The number of registered children’s homes in England has risen to a record high, but providers are increasingly prioritising profit over care needs, Ofsted has warned.
The watchdog said new children’s homes were proliferating in areas of the country where housing was cheapest, suggesting the rise was driven mostly by profit and this was “bending the system out of shape”.
“This is an ongoing national scandal,” said Ofsted’s chief inspector, Sir Martyn Oliver. “The most vulnerable children in our society deserve loving and stable homes but the profit motive is increasingly dictating the location and ownership of children’s homes. As a society, we are failing these children.”
Ofsted’s annual report said 4,010 children’s homes were registered by the end of March this year, a rise of 15% (520) from the previous year. This is the highest number on record, but there were growing issues with “location, affordability and suitability”, the report said.
Of the new registered children’s homes, 160 were in the north-west, which is now home to more than a quarter of all children’s homes in England, although just 18% of looked-after children live there. Ofsted believes providers are attracted to the region due to cheap housing.
The report highlighted “stark regional differences” in children’s services, with 88% of local authorities in London graded good or outstanding compared with 46% in the north-west.
Oliver said: “As a system, we’re putting more stress and pressure on an area that’s already struggling, and that’s why I say this is a scandal that is bending the system out of shape. It impacts everything. It’s one compounding issue after another and we need to put a stop to it now.”
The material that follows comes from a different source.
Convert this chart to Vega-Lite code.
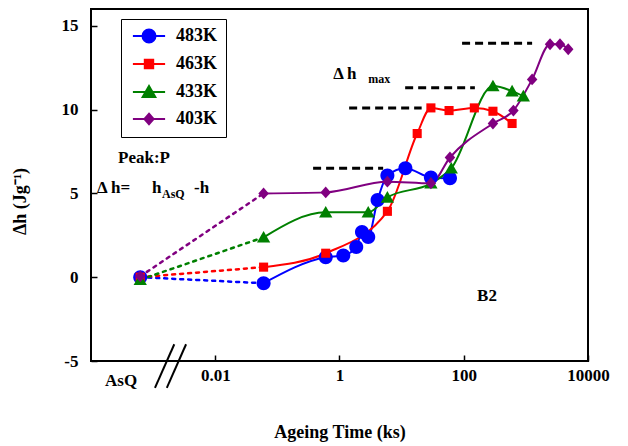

The report said local authority spending on looked‑after children rose from £3.9bn in 2015-16 to £8.1bn in 2023-24, taking the average annual cost for each looked‑after child to £97,200.
Unregistered children’s homes providers were charging increasingly exorbitant costs, up to £30,000 a week in some cases, the inspectorate said.
The watchdog, which inspects schools and children’s homes, said it had begun nearly 900 investigations into potential unregistered homes during the 12 months to March.
“This shadow market only exists because there aren’t enough of the right kinds of places in legitimate registered homes to take the children who most need specialist support,” the report said.
Almost nine in 10 local authorities told Ofsted they had placed children in unregistered homes because of being unable to find a place in a registered home suitable for their needs.
Ofsted said this was a “crisis both for children and for local councils, whose budgets cannot hope to keep pace with the spiralling costs” and urged the government to work with councils “to drive out all use of unregistered children’s homes”.
The report said that 84% of children’s homes were privately owned and operated, and the top 10 largest owners account for nearly 20% of all children’s homes, meaning if any company was to become unviable it would have an “enormous impact” on the sector.
The government has previously announced a crackdown on profiteering in the children’s homes sector, including a “backstop” law limiting profits, which will be brought in if providers do not voluntarily put an end to profiteering.
The inspectorate also said the number of child protection concerns for children’s homes had risen for the latest 12-month period to 510, up from 364 the previous year – although the rise was expected because of the growing numbers of homes.